"La lottizzazione aiutò lo cosca Permise ai soci di avere prestiti"

Al processo contro Francesco. Falbo la testimonianza. del luogotenente D’Agostino

Lui è una figura emblematica del processo di ‘ndrangheta ‘Aemilia’: figura come vittima, perché costretto a cedere tutte le quote delle sue società, ma al contempo anche come imputato dell’affare Sorbolo, ovvero la maxilottizzazione nel comune parmense sottoposta di recente a confisca. Le vicende che ruotano intorno a Francesco Falbo portano direttamente alla nostra terra: lui, 56 anni, è imputato a Reggio con l’accusa di reimpiego di capitali e materiale edile, con l’aggravante mafiosa, perché sarebbe stato consapevole che il denaro utilizzato apparteneva alla cosca.
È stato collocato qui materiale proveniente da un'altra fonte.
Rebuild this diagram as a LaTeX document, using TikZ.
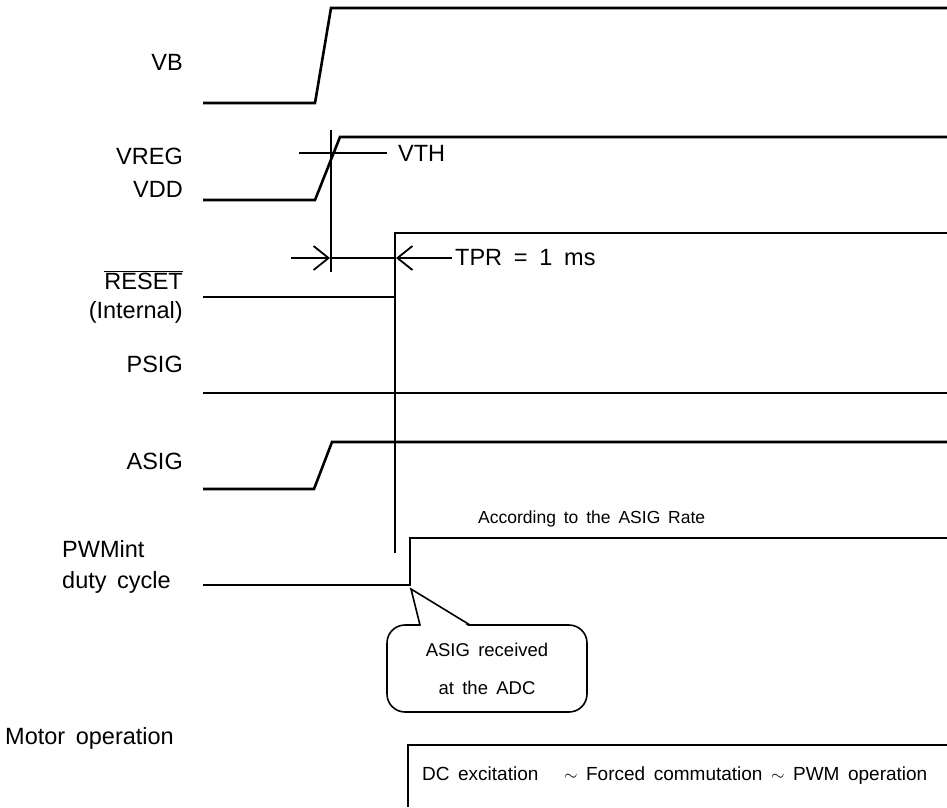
\documentclass[tikz,border=0pt]{standalone}
\usepackage{fontspec}
\setmainfont{Liberation Sans}
\usetikzlibrary{positioning,calc,arrows.meta}
\newcommand{\widesp}{\spaceskip=0.45em\relax}
\tikzset{sig/.style={line width=2.6pt,line join=miter},
         guide/.style={line width=1.1pt},
         lbl/.style={font=\fontsize{23.5}{27}\selectfont,inner sep=0pt,execute at begin node=\widesp},
         note/.style={font=\fontsize{18.5}{38}\selectfont,inner sep=0pt,execute at begin node=\widesp}
}
\tikzstyle{dim} = [line width=1.8pt,-{Straight Barb[length=15pt,width=24pt,line width=1.8pt]}]

\begin{document}
\begin{tikzpicture}[x=1pt,y=-1pt]
\useasboundingbox (0,0) rectangle (947,807);

% signal names
\node[lbl,anchor=east] (vb) at (183,62) {VB};
\node[lbl,anchor=east] (vreg) at (183,156) {VREG};
\node[lbl,anchor=east] (vdd) at (183,189) {VDD};
\node[lbl,anchor=east] (reset) at (183,280) {$\overline{\mbox{RESET}}$};
\node[lbl,anchor=east] (internal) at (183,312) {(Internal)};
\node[lbl,anchor=east] (psig) at (183,364) {PSIG};
\node[lbl,anchor=east] (asig) at (183,461) {ASIG};
\node[lbl,anchor=west] (pwm) at (62,549) {PWMint};
\node[lbl,anchor=west] (duty) at (62,582) {duty cycle};
\node[lbl,anchor=west] (motor) at (5,738) {Motor operation};

% waveforms
\draw[sig] (203,103) -- (315,103) -- (331,8) -- (947,8);
\draw[sig] (203,200) -- (315,200) -- (340,137) -- (947,137);
\draw[sig] (203,297) -- (395,297) -- (395,233) -- (947,233);
\draw[sig] (203,393) -- (947,393);
\draw[sig] (203,489) -- (314,489) -- (332,442) -- (947,442);
\draw[sig] (203,585) -- (410,585) -- (410,538) -- (947,538);

% threshold and reset delay
\draw[guide] (299,153) -- (387,153);
\node[lbl,anchor=west] (vth) at (398,153) {VTH};
\draw[guide] (331,130) -- (331,272);
\draw[guide] (331,258) -- (395,258);
\draw[guide] (395,240) -- (395,553);
\draw[dim] (291,258) -- (330,258);
\draw[dim] (452,258) -- (396,258);
\node[lbl,anchor=west,execute at begin node={\spaceskip=0.5em\relax}] (tpr) at (455,258) {TPR = 1 ms};

\node[note,anchor=west,font=\fontsize{17.5}{20}\selectfont] (rate) at (478,519) {According to the ASIG Rate};

% callout
\node[note,draw,line width=1.6pt,rounded corners=18pt,minimum width=200pt,minimum height=87pt,align=center] (adc) at (487,668.5) {ASIG received\\at the ADC};
\fill[white] (421,626.5) -- (411,589) -- (469,626.5) -- cycle;
\draw[line width=1.6pt,line join=miter] (420,625) -- (411,589) -- (470,625);

% motor operation
\draw[sig] (408,807) -- (408,745) -- (947,745);
\node[note,anchor=west,font=\fontsize{19}{22}\selectfont] (modes) at (422,776) {DC excitation \ \ $\sim$ Forced commutation $\sim$ PWM operation};

\end{tikzpicture}
\end{document}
Davanti alla Corte presieduta da Giovanni Ghini, a latere Donatella Bove e Matteo Gamberati, ieri il pm della Dda Beatrice Ronchi ha chiamato a testimoniare il luogotenente dei carabinieri Emidio D’Agostino, sentito a lungo anche in ‘Aemilia’, che si è soffermato anche sui collegamenti reggiani dell’affare edilizio. "L’intervento immobiliare di Sorbolo, del valore di 15-20 milioni, permise ai soci di chiedere prestiti alle banche e di assegnare lavori anche a imprese dei parenti del boss Nicolino Grande Aracri". Cita il nipote Salvatore Grande Aracri, figlio del fratello Francesco, che abitava a Brescello ed è stato condannato per mafia a 20 anni nell’abbreviato del processo ‘Grimilde’. "Alcune imprese furono usate per fare false fatturazioni": tra queste, lui nomina la K1 srl, che aveva sede in via Zacchetti, dichiarata fallita nel 2015. In luglio Falbo è stato raggiunto da un provvedimento di confisca da 10 milioni e sottoposto a sorveglianza speciale con obbligo di soggiorno nel comune di residenza per 5 anni.